When you read the story, you find that these "Palestinians" were actually terrorists from Islamic Jihad on their way to carry out an attack:

Israeli troops shot and killed three militants from the Islamic Jihad group near the Israel-Gaza border on Tuesday, as soldiers conducted house-to-house searches and made arrests elsewhere in the coast strip.

The Israeli army said soldiers opened fire after spotting what they considered suspicious men walking by a fence near the Kissufim crossing, carrying large bags.Tanks also fired in the direction of the three men, the army said.

No weapons were found near the bodies, but Palestinian security officials said the three had been sent to carry out an attack.

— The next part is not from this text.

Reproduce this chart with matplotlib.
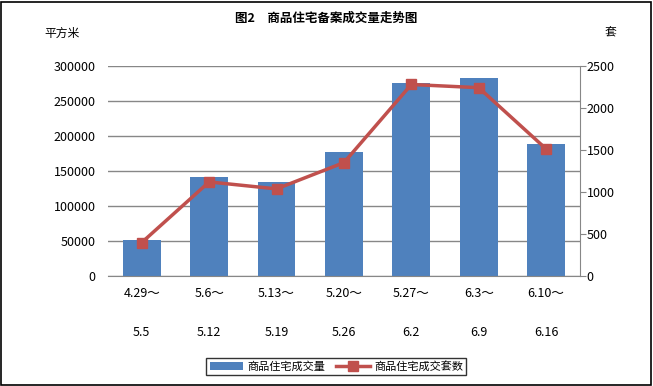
import matplotlib
matplotlib.use("Agg")
from matplotlib import pyplot as plt
from matplotlib.patches import Rectangle
import numpy as np

plt.rcParams['font.family'] = ['Noto Sans CJK SC', 'DejaVu Sans']

week_start = ["4.29～", "5.6～", "5.13～", "5.20～", "5.27～", "6.3～", "6.10～"]
week_end = ["5.5", "5.12", "5.19", "5.26", "6.2", "6.9", "6.16"]
area = [52000, 141500, 134500, 177500, 275500, 283000, 188500]
units = [398, 1120, 1037, 1350, 2280, 2242, 1512]

bar_color = "#4F81BD"
line_color = "#C0504D"
grid_color = "#878787"

fig = plt.figure(figsize=(6.53, 3.86), dpi=100)
fig.patches.append(Rectangle((0.002, 0.003), 0.995, 0.993, transform=fig.transFigure,
                             fill=False, edgecolor="black", linewidth=1.2))

ax = fig.add_axes([0.1654, 0.285, 0.7226, 0.544])
x = np.arange(len(area))
bars = ax.bar(x, area, width=0.56, color=bar_color, zorder=2, label="商品住宅成交量")
ax.set_xlim(-0.5, len(area) - 0.5)
ax.set_ylim(0, 300000)
ax.set_yticks(np.arange(0, 300001, 50000))
ax.yaxis.grid(True, color=grid_color, linewidth=1)
ax.set_axisbelow(True)
for s in ["left", "top", "right"]:
    ax.spines[s].set_visible(False)
ax.spines["bottom"].set_color(grid_color)
ax.tick_params(axis="y", length=0, labelsize=9, pad=9)
ax.tick_params(axis="x", length=0)
ax.set_xticks(x)
ax.set_xticklabels([a + "\n\n" + b for a, b in zip(week_start, week_end)],
                   fontsize=9, linespacing=1.65)
ax.tick_params(axis="x", pad=8)

ax2 = ax.twinx()
ln, = ax2.plot(x, units, color=line_color, linewidth=2.5, marker="s", markersize=7,
               label="商品住宅成交套数", zorder=3)
ax2.set_ylim(0, 2500)
ax2.set_yticks(np.arange(0, 2501, 500))
for s in ["left", "top", "bottom"]:
    ax2.spines[s].set_visible(False)
ax2.spines["right"].set_color(grid_color)
ax2.tick_params(axis="y", direction="out", length=4, color=grid_color, labelsize=9, pad=1)

fig.text(0.5, 0.952, "图2　商品住宅备案成交量走势图", ha="center", va="center",
         fontsize=9, fontweight="bold")
fig.text(0.095, 0.914, "平方米", ha="center", va="center", fontsize=8.5)
fig.text(0.935, 0.914, "套", ha="center", va="center", fontsize=8.5)

leg = fig.legend([bars, ln], ["商品住宅成交量", "商品住宅成交套数"], loc="center",
                 bbox_to_anchor=(0.515, 0.05), ncol=2, fontsize=8, frameon=True,
                 fancybox=False, edgecolor="black", handlelength=3, columnspacing=1,
                 handletextpad=0.4, borderpad=0.3)
leg.get_frame().set_linewidth(1)

fig.savefig("out.png", dpi=100)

This is very important. The liberal media does affect public opinion with the words they choose to use and the way they white wash and edit the news for you. If the media was honest in its reporting and with the pictures it printed, there would be greater support for Israel. This happens in many other cases. People who support abortion are not pro-abortion, they are pro-choice. I have brought this up many times, but this is one of the main points of my blog, so I will keep bringing up these points as I see fit.

4 comments:

jhbowden said...

I hate this PC talk too. Israel is usually dealing with terrorists, not militants.

Before you know it Osama bin Laden will be called a militant in the interests of neutrality. By not calling Muslim terrorists what they are, the media is taking sides.

Was Tim Veigh a militant? Was Eric Rudolph a militant? No, we say these people are terrorists. No one wants to call brown people terrorists because liberals will play the race card, trying to bully those that stand in their way into silence like they always do.

Jim said...

I offer the following interesting read from Talking Points Memo:

The past week or so has seen some renewed attention to the longstanding hawk-pundit gambit of referring to people as "Islamofascists" since the President, in what I can only understand as a sign of increasing desperation, decided to more-or-less sign on to this agenda by adopting the slightly-less-absurd formulation "Islamic fascists." The other day, Spencer Ackerman made the fundamental pragmatic argument against this -- Muslims everywhere really, really, really don't appreciate this terminology.

That aside, however, it's worth calling attention to the function of this rhetoric. "Fascist," in this context, just roughly means "bad." Add in the "Islamic" and what you come to is the conclusion that we're in a war and that the enemy in this war is Muslims who subscribe to bad ideologies...

[please read this. It is the important point.]

... This has the consequence of taking a set of institutionally and ideologically distinct actors -- Hezbollah, Hamas, Islamic Jihad, Fatah, Iraq, Iran, Syria, al-Qaeda, the Mahdi Army, Iraqi insurgents, etc. -- and treating them as a single phenomenon. To do so would be a serious mistake. And to call it a mistake is not to deny the obvious fact that these are groups that are to some degree interrelated. There's some ideological overlap. Some of these groups are allied with each other at the moment. Some have been allied in the past. Some might ally in the future.

Nevertheless, they are different things. And the essence of sound strategy has long been to look at potentially hostile actors and try to divide them. To decide what your top priority is and focus on it. The "Islamofascism" rhetoric is part of a continuing campaign to do the reverse.

The Game said...

again, not understanding human nature...there is something really wrong with these people who want to blow themselves up in the middle east.
They all cite Islam over and over again....why argue a loosing issue again?

Anonymous said...

So let them blow themselves up if they want -- it's theirs to blow up.